Olga had to leave at 6 in the morning to the airport, so it was only Jim and I who were going to take a tuk tuk tour around the city and see it's sights.

We had agreed with the tuk tuk driver the night before that he was going to pick us up a the hostel at 10 am.

The timing worked out although I wouldn't have minded a little bit of a longer nap. Anyway we checked out of the hostel and the tuk tuk driver brought us over to our new hostel which was more backpacker oriented.

Soon after this we were on the road and our first stop was the Tuol Sleng Genocide museum which shows some of the cruelties that happend here not even 40 years ago.

The Khmer Rouge used this former school building to detain, punish, rape and kill anyone who were opposing the regime or were just unlucky enough to have had good education and did not fit in the ideology of this regime.

The Museum was set up in some of the former class rooms and showed pictures of some of the more than 20000 people who stayed here between 1975 and 1979.

More horrific thought than the things we have seen at the Museum were the Killing fields of Choeung Ek.
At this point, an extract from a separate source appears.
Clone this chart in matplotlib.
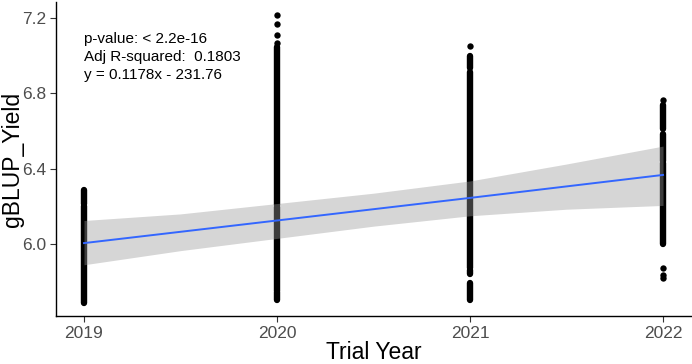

These lie a few kilometres outside of Phnom Penh and are places where the prisoners were brought after being detained in the Prisons.

They were told to be resettled to new houses, but instead were killed with blows to the head (by a variety of tools from bamboo sticks to spades and pickaxes), standing in front of their future mass graves because bullets were to expensive. (sounds familiar to any other events in history?).

In some cases little babies were held by their feet and slammed head first against trees.

Both, the S21 Museum and the Killing fields were quite impressive and more so shocking of how little we know about this time in Europe. This Genocide happened just 30 years after you would have thought the world learned from the atrocities in Europe and the Pacific.

After coming back to the Tuk tuk with busy minds trying to understand how humans were able to do any of these things, the driver asked us if we wanted to go to the shooting range to shoot some AK-47, M16 or maybe a rocket launcher.

Unbelievable I thought at first that this was the next possible destination but thinking about it, I understand he also wants to make a living and the commission he was going to get from the shooting range would certainly help. I don't blame the people who offer it but I do blame the people who actually use these offers (especially just half an hour after learning about these horrible events here in Cambodia).

The last stop was the Central market, a large square with a star-shaped market building where we got some noodle soup.

We were pretty wrecked after this long day in the heat and all these impressions but since Jim was going to leave in the morning we headed out and tried to find a nice spot for a beer.

We could only find a very empty and quite Irish pub or strip bars. When we thought we found a nice little street corner bar and set down we noticed very soon, probably when two quite short dressed girls set down at our table, that this bar also was not what we were looking for.

So it was off to the hostel and getting a bit of sleep for us.